#### Work to complete
Give an exact copy of every line, leaving images out.

#### Recorded data

* START *

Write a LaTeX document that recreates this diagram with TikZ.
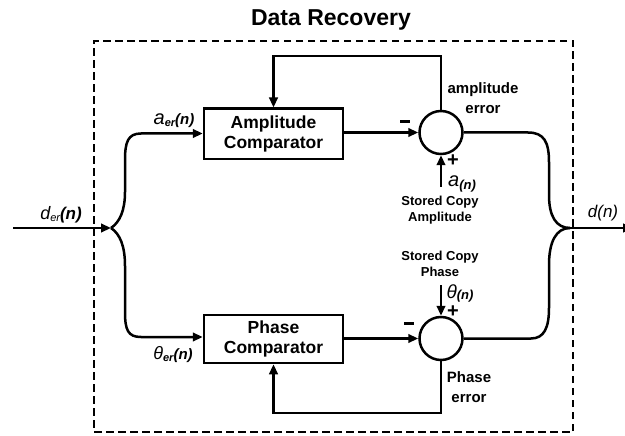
\documentclass[tikz,border=0pt]{standalone}
\usepackage{fontspec}
\setmainfont{Liberation Sans}
\usetikzlibrary{arrows.meta,calc}
\begin{document}
\begin{tikzpicture}[x=1pt,y=-1pt,
  line/.style={line width=2.5pt},
  arr/.style={line width=2.5pt,-{Triangle[length=10pt,width=8.5pt]}},
  blk/.style={draw,line width=2.5pt,minimum width=139pt,align=center,
    font=\fontsize{17.5}{20.5}\selectfont\bfseries,inner sep=0pt},
  sum/.style={draw,circle,line width=2.5pt,minimum size=43pt,inner sep=0pt},
  lbl/.style={align=center,font=\fontsize{15}{20}\selectfont\bfseries,inner sep=0pt},
  small/.style={align=center,font=\fontsize{13}{16}\selectfont\bfseries,inner sep=0pt},
  sgn/.style={font=\fontsize{20}{20}\selectfont\bfseries,inner sep=0pt},
  mth/.style={inner sep=0pt,anchor=center},
  frame/.style={draw,line width=1.5pt,dash pattern=on 7.5pt off 4.5pt}
]
\useasboundingbox (0,0) rectangle (625,436);

% title and frame
\node[font=\fontsize{23}{23}\selectfont\bfseries,inner sep=0pt] (title) at (331,20) {Data Recovery};
\node[frame,minimum width=479pt,minimum height=391pt,inner sep=0pt] (frm) at (333.5,236.5) {};

% blocks
\node[blk,minimum height=50.5pt] (amp) at (273.5,134) {Amplitude\\Comparator};
\node[blk,minimum height=48pt] (ph) at (273.5,339) {Phase\\Comparator};
\node[sum] (c1) at (441,132.5) {};
\node[sum] (c2) at (441,338.5) {};

% coordinates
\coordinate (din) at (13,228);
\coordinate (br) at (111,228);
\coordinate (out) at (570,228);
\coordinate (dend) at (633,228);
\coordinate (fbtop) at (0,56);
\coordinate (fbbot) at (0,413);
\coordinate (ain) at (441,187);
\coordinate (thin) at (441,285);

% input and branches
\draw[arr] (din) -- (br);
\draw[arr] (br) .. controls (120,222) and (125,210) .. (125,192) -- (125,160)
  .. controls (125,142) and (128,133.5) .. (141,133.5) -- (amp.west |- 0,133.5);
\draw[arr] (br) .. controls (120,234) and (125,246) .. (125,266) -- (125,312)
  .. controls (125,330) and (128,337) .. (141,337) -- (ph.west |- 0,337);

% comparator to summing circles
\draw[arr] (amp.east |- c1.west) -- (c1.west);
\draw[arr] (ph.east |- c2.west) -- (c2.west);

% feedback loops
\draw[arr] (c1.north) |- (amp.north |- fbtop) -- (amp.north);
\draw[arr] (c2.south) |- (ph.south |- fbbot) -- (ph.south);

% stored copies
\draw[arr] (ain) -- (c1.south);
\draw[arr] (thin) -- (c2.north);

% outputs
\draw[line] (c1.east) -- (528,132.5) .. controls (544,132.5) and (549,142) .. (549,162)
  -- (549,195) .. controls (549,216) and (556,228) .. (out);
\draw[line] (c2.east) -- (531,338.5) .. controls (544,338.5) and (549,328) .. (549,308)
  -- (549,265) .. controls (549,242) and (556,228) .. (out);
\draw[arr] (out) -- (dend);

% signs
\node[sgn] (m1) at (405,121) {\rule{10pt}{3pt}};
\node[sgn] (p1) at (453,160.5) {+};
\node[sgn] (m2) at (409,323) {\rule{10pt}{3pt}};
\node[sgn] (p2) at (453,312) {+};

% labels
\node[lbl] (aerr) at (483,98) {amplitude\\error};
\node[lbl] (perr) at (469,387) {Phase\\error};
\node[small] (sca) at (440,210) {Stored Copy\\Amplitude};
\node[small] (scp) at (440,264) {Stored Copy\\Phase};

% math labels
\node[mth] (laer) at (174,121) {{\fontsize{20}{20}\selectfont\itshape a}\raisebox{-1.5pt}{\fontsize{11}{11}\selectfont\bfseries\itshape er}{\fontsize{15}{15}\selectfont\bfseries\itshape (n)}};
\node[mth] (lder) at (61,215) {{\fontsize{18}{18}\selectfont\itshape d}\raisebox{-1.5pt}{\fontsize{11}{11}\selectfont\itshape er}{\fontsize{17}{17}\selectfont\bfseries\itshape (n)}};
\node[mth] (lther) at (173,355) {{\fontsize{18}{18}\selectfont\itshape θ}\raisebox{-1.5pt}{\fontsize{11}{11}\selectfont\bfseries\itshape er}{\fontsize{15}{15}\selectfont\bfseries\itshape (n)}};
\node[mth] (lan) at (462,183.5) {{\fontsize{20}{20}\selectfont\itshape a}\raisebox{-3pt}{\fontsize{13}{13}\selectfont\bfseries\itshape (n)}};
\node[mth] (lthn) at (460,293) {{\fontsize{19}{19}\selectfont\itshape θ}\raisebox{-1pt}{\fontsize{13}{13}\selectfont\bfseries\itshape (n)}};
\node[mth] (ldn) at (603,213) {\fontsize{17}{17}\selectfont\itshape d(n)};
\end{tikzpicture}
\end{document}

* END *

#### Correct answer
Write a LaTeX document that recreates this diagram with TikZ.
\documentclass[tikz,border=0pt]{standalone}
\usepackage{fontspec}
\setmainfont{Liberation Sans}
\usetikzlibrary{arrows.meta,calc}
\begin{document}
\begin{tikzpicture}[x=1pt,y=-1pt,
  line/.style={line width=2.5pt},
  arr/.style={line width=2.5pt,-{Triangle[length=10pt,width=8.5pt]}},
  blk/.style={draw,line width=2.5pt,minimum width=139pt,align=center,
    font=\fontsize{17.5}{20.5}\selectfont\bfseries,inner sep=0pt},
  sum/.style={draw,circle,line width=2.5pt,minimum size=43pt,inner sep=0pt},
  lbl/.style={align=center,font=\fontsize{15}{20}\selectfont\bfseries,inner sep=0pt},
  small/.style={align=center,font=\fontsize{13}{16}\selectfont\bfseries,inner sep=0pt},
  sgn/.style={font=\fontsize{20}{20}\selectfont\bfseries,inner sep=0pt},
  mth/.style={inner sep=0pt,anchor=center},
  frame/.style={draw,line width=1.5pt,dash pattern=on 7.5pt off 4.5pt}
]
\useasboundingbox (0,0) rectangle (625,436);

% title and frame
\node[font=\fontsize{23}{23}\selectfont\bfseries,inner sep=0pt] (title) at (331,20) {Data Recovery};
\node[frame,minimum width=479pt,minimum height=391pt,inner sep=0pt] (frm) at (333.5,236.5) {};

% blocks
\node[blk,minimum height=50.5pt] (amp) at (273.5,134) {Amplitude\\Comparator};
\node[blk,minimum height=48pt] (ph) at (273.5,339) {Phase\\Comparator};
\node[sum] (c1) at (441,132.5) {};
\node[sum] (c2) at (441,338.5) {};

% coordinates
\coordinate (din) at (13,228);
\coordinate (br) at (111,228);
\coordinate (out) at (570,228);
\coordinate (dend) at (633,228);
\coordinate (fbtop) at (0,56);
\coordinate (fbbot) at (0,413);
\coordinate (ain) at (441,187);
\coordinate (thin) at (441,285);

% input and branches
\draw[arr] (din) -- (br);
\draw[arr] (br) .. controls (120,222) and (125,210) .. (125,192) -- (125,160)
  .. controls (125,142) and (128,133.5) .. (141,133.5) -- (amp.west |- 0,133.5);
\draw[arr] (br) .. controls (120,234) and (125,246) .. (125,266) -- (125,312)
  .. controls (125,330) and (128,337) .. (141,337) -- (ph.west |- 0,337);

% comparator to summing circles
\draw[arr] (amp.east |- c1.west) -- (c1.west);
\draw[arr] (ph.east |- c2.west) -- (c2.west);

% feedback loops
\draw[arr] (c1.north) |- (amp.north |- fbtop) -- (amp.north);
\draw[arr] (c2.south) |- (ph.south |- fbbot) -- (ph.south);

% stored copies
\draw[arr] (ain) -- (c1.south);
\draw[arr] (thin) -- (c2.north);

% outputs
\draw[line] (c1.east) -- (528,132.5) .. controls (544,132.5) and (549,142) .. (549,162)
  -- (549,195) .. controls (549,216) and (556,228) .. (out);
\draw[line] (c2.east) -- (531,338.5) .. controls (544,338.5) and (549,328) .. (549,308)
  -- (549,265) .. controls (549,242) and (556,228) .. (out);
\draw[arr] (out) -- (dend);

% signs
\node[sgn] (m1) at (405,121) {\rule{10pt}{3pt}};
\node[sgn] (p1) at (453,160.5) {+};
\node[sgn] (m2) at (409,323) {\rule{10pt}{3pt}};
\node[sgn] (p2) at (453,312) {+};

% labels
\node[lbl] (aerr) at (483,98) {amplitude\\error};
\node[lbl] (perr) at (469,387) {Phase\\error};
\node[small] (sca) at (440,210) {Stored Copy\\Amplitude};
\node[small] (scp) at (440,264) {Stored Copy\\Phase};

% math labels
\node[mth] (laer) at (174,121) {{\fontsize{20}{20}\selectfont\itshape a}\raisebox{-1.5pt}{\fontsize{11}{11}\selectfont\bfseries\itshape er}{\fontsize{15}{15}\selectfont\bfseries\itshape (n)}};
\node[mth] (lder) at (61,215) {{\fontsize{18}{18}\selectfont\itshape d}\raisebox{-1.5pt}{\fontsize{11}{11}\selectfont\itshape er}{\fontsize{17}{17}\selectfont\bfseries\itshape (n)}};
\node[mth] (lther) at (173,355) {{\fontsize{18}{18}\selectfont\itshape θ}\raisebox{-1.5pt}{\fontsize{11}{11}\selectfont\bfseries\itshape er}{\fontsize{15}{15}\selectfont\bfseries\itshape (n)}};
\node[mth] (lan) at (462,183.5) {{\fontsize{20}{20}\selectfont\itshape a}\raisebox{-3pt}{\fontsize{13}{13}\selectfont\bfseries\itshape (n)}};
\node[mth] (lthn) at (460,293) {{\fontsize{19}{19}\selectfont\itshape θ}\raisebox{-1pt}{\fontsize{13}{13}\selectfont\bfseries\itshape (n)}};
\node[mth] (ldn) at (603,213) {\fontsize{17}{17}\selectfont\itshape d(n)};
\end{tikzpicture}
\end{document}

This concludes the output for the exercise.